REQUIREMENTS — All the data below goes into the copy word for word, but the pictures don't.

DATA SEGMENT —
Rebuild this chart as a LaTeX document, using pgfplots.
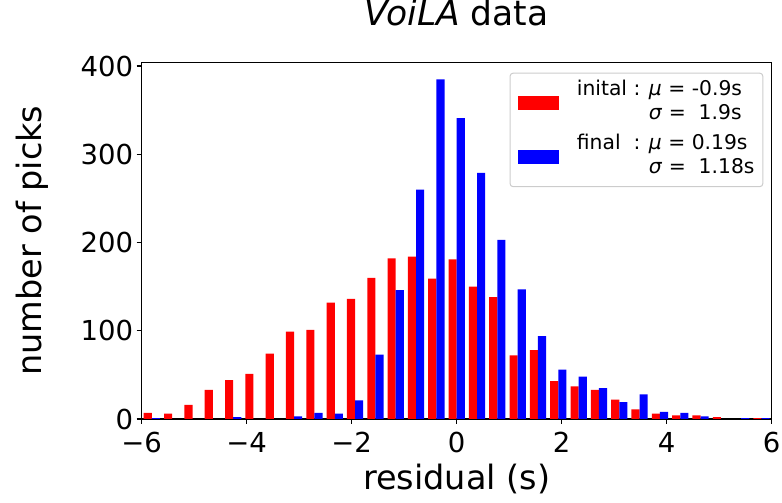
\documentclass[border=0pt]{standalone}
\usepackage{fontspec}
\setmainfont{DejaVu Sans}
\usepackage{pgfplots}
\pgfplotsset{compat=1.18}
\newcommand\legfont{\fontsize{20.3bp}{24bp}\selectfont}
\begin{document}
\begin{tikzpicture}
\useasboundingbox (0,0) rectangle (782bp,503bp);
\begin{axis}[
  at={(141.7bp,84bp)}, anchor=south west,
  scale only axis, width=630bp, height=356.7bp,
  xmin=-6, xmax=6, ymin=0, ymax=404.25,
  axis line style={line width=1.1bp},
  every tick/.style={black, line width=1.1bp},
  major tick length=5bp,
  tick align=outside, tick pos=left,
  xtick={-6,-4,-2,0,2,4,6},
  xticklabels={−6,−4,−2,0,2,4,6},
  ytick={0,100,200,300,400},
  yticklabels={0,100,200,300,400},
  tick label style={font=\fontsize{27.5bp}{32bp}\selectfont},
  xticklabel style={yshift=-5bp},
  title={\textit{VoiLA} data},
  title style={font=\fontsize{34.5bp}{40bp}\selectfont, at={(axis description cs:0.5,1.0858)}, anchor=base, inner sep=0pt},
  xlabel={residual (s)},
  xlabel style={font=\fontsize{33.5bp}{40bp}\selectfont, at={(axis description cs:0.5,-0.199)}, anchor=base, inner sep=0pt},
  ylabel={number of picks},
  ylabel style={font=\fontsize{33.5bp}{40bp}\selectfont, at={(axis description cs:-0.1587,0.5)}, anchor=base, inner sep=0pt},
  legend cell align=left,
  legend style={at={(axis description cs:0.9867,0.9709)}, anchor=north east,
    draw=black!20, line width=1bp, rounded corners=3bp, fill=white, fill opacity=0.8, text opacity=1,
    inner xsep=8.3bp, inner ysep=5.5bp, row sep=6.5bp,
    nodes={inner sep=0pt, text depth={}}},
]
\addplot[ybar, bar width=0.15484, bar shift=-0.07742, fill=red, draw=none,
  legend image code/.code={\fill[red, fill opacity=1, rounded corners=0pt] (0bp,-7bp) rectangle (41bp,7bp);}]
coordinates {(-5.8065,7) (-5.4194,6) (-5.0323,16) (-4.6452,33) (-4.2581,44) (-3.8710,51) (-3.4839,74) (-3.0968,99) (-2.7097,101) (-2.3226,132) (-1.9355,136) (-1.5484,160) (-1.1613,182) (-0.7742,184) (-0.3871,159) (0,181) (0.3871,150) (0.7742,138) (1.1613,72) (1.5484,78) (1.9355,43) (2.3226,37) (2.7097,33) (3.0968,22) (3.4839,11) (3.8710,6) (4.2581,4) (4.6452,4) (5.0323,2) (5.4194,0) (5.8065,1)};
\addlegendentry{\hspace*{17.5bp}{\legfont\begin{tabular}{@{}l@{}}inital : \textit{μ} = -0.9s\\\hphantom{inital : }\textit{σ} =~~1.9s\end{tabular}}}
\addplot[ybar, bar width=0.15484, bar shift=0.07742, fill=blue, draw=none,
  legend image code/.code={\fill[blue, fill opacity=1, rounded corners=0pt] (0bp,-7bp) rectangle (41bp,7bp);}]
coordinates {(-5.8065,1) (-5.4194,0) (-5.0323,0) (-4.6452,0) (-4.2581,2) (-3.8710,0) (-3.4839,0) (-3.0968,3) (-2.7097,7) (-2.3226,6) (-1.9355,21) (-1.5484,73) (-1.1613,146) (-0.7742,260) (-0.3871,385) (0,341) (0.3871,279) (0.7742,203) (1.1613,147) (1.5484,94) (1.9355,56) (2.3226,48) (2.7097,35) (3.0968,19) (3.4839,28) (3.8710,8) (4.2581,7) (4.6452,3) (5.0323,0) (5.4194,1) (5.8065,1)};
\addlegendentry{\hspace*{17.5bp}{\legfont\begin{tabular}{@{}l@{}}final~~: \textit{μ} = 0.19s\\\hphantom{final~~: }\textit{σ} =~~1.18s\end{tabular}}}
\end{axis}
\end{tikzpicture}
\end{document}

WRITTEN REPLY —
Rebuild this chart as a LaTeX document, using pgfplots.
\documentclass[border=0pt]{standalone}
\usepackage{fontspec}
\setmainfont{DejaVu Sans}
\usepackage{pgfplots}
\pgfplotsset{compat=1.18}
\newcommand\legfont{\fontsize{20.3bp}{24bp}\selectfont}
\begin{document}
\begin{tikzpicture}
\useasboundingbox (0,0) rectangle (782bp,503bp);
\begin{axis}[
  at={(141.7bp,84bp)}, anchor=south west,
  scale only axis, width=630bp, height=356.7bp,
  xmin=-6, xmax=6, ymin=0, ymax=404.25,
  axis line style={line width=1.1bp},
  every tick/.style={black, line width=1.1bp},
  major tick length=5bp,
  tick align=outside, tick pos=left,
  xtick={-6,-4,-2,0,2,4,6},
  xticklabels={−6,−4,−2,0,2,4,6},
  ytick={0,100,200,300,400},
  yticklabels={0,100,200,300,400},
  tick label style={font=\fontsize{27.5bp}{32bp}\selectfont},
  xticklabel style={yshift=-5bp},
  title={\textit{VoiLA} data},
  title style={font=\fontsize{34.5bp}{40bp}\selectfont, at={(axis description cs:0.5,1.0858)}, anchor=base, inner sep=0pt},
  xlabel={residual (s)},
  xlabel style={font=\fontsize{33.5bp}{40bp}\selectfont, at={(axis description cs:0.5,-0.199)}, anchor=base, inner sep=0pt},
  ylabel={number of picks},
  ylabel style={font=\fontsize{33.5bp}{40bp}\selectfont, at={(axis description cs:-0.1587,0.5)}, anchor=base, inner sep=0pt},
  legend cell align=left,
  legend style={at={(axis description cs:0.9867,0.9709)}, anchor=north east,
    draw=black!20, line width=1bp, rounded corners=3bp, fill=white, fill opacity=0.8, text opacity=1,
    inner xsep=8.3bp, inner ysep=5.5bp, row sep=6.5bp,
    nodes={inner sep=0pt, text depth={}}},
]
\addplot[ybar, bar width=0.15484, bar shift=-0.07742, fill=red, draw=none,
  legend image code/.code={\fill[red, fill opacity=1, rounded corners=0pt] (0bp,-7bp) rectangle (41bp,7bp);}]
coordinates {(-5.8065,7) (-5.4194,6) (-5.0323,16) (-4.6452,33) (-4.2581,44) (-3.8710,51) (-3.4839,74) (-3.0968,99) (-2.7097,101) (-2.3226,132) (-1.9355,136) (-1.5484,160) (-1.1613,182) (-0.7742,184) (-0.3871,159) (0,181) (0.3871,150) (0.7742,138) (1.1613,72) (1.5484,78) (1.9355,43) (2.3226,37) (2.7097,33) (3.0968,22) (3.4839,11) (3.8710,6) (4.2581,4) (4.6452,4) (5.0323,2) (5.4194,0) (5.8065,1)};
\addlegendentry{\hspace*{17.5bp}{\legfont\begin{tabular}{@{}l@{}}inital : \textit{μ} = -0.9s\\\hphantom{inital : }\textit{σ} =~~1.9s\end{tabular}}}
\addplot[ybar, bar width=0.15484, bar shift=0.07742, fill=blue, draw=none,
  legend image code/.code={\fill[blue, fill opacity=1, rounded corners=0pt] (0bp,-7bp) rectangle (41bp,7bp);}]
coordinates {(-5.8065,1) (-5.4194,0) (-5.0323,0) (-4.6452,0) (-4.2581,2) (-3.8710,0) (-3.4839,0) (-3.0968,3) (-2.7097,7) (-2.3226,6) (-1.9355,21) (-1.5484,73) (-1.1613,146) (-0.7742,260) (-0.3871,385) (0,341) (0.3871,279) (0.7742,203) (1.1613,147) (1.5484,94) (1.9355,56) (2.3226,48) (2.7097,35) (3.0968,19) (3.4839,28) (3.8710,8) (4.2581,7) (4.6452,3) (5.0323,0) (5.4194,1) (5.8065,1)};
\addlegendentry{\hspace*{17.5bp}{\legfont\begin{tabular}{@{}l@{}}final~~: \textit{μ} = 0.19s\\\hphantom{final~~: }\textit{σ} =~~1.18s\end{tabular}}}
\end{axis}
\end{tikzpicture}
\end{document}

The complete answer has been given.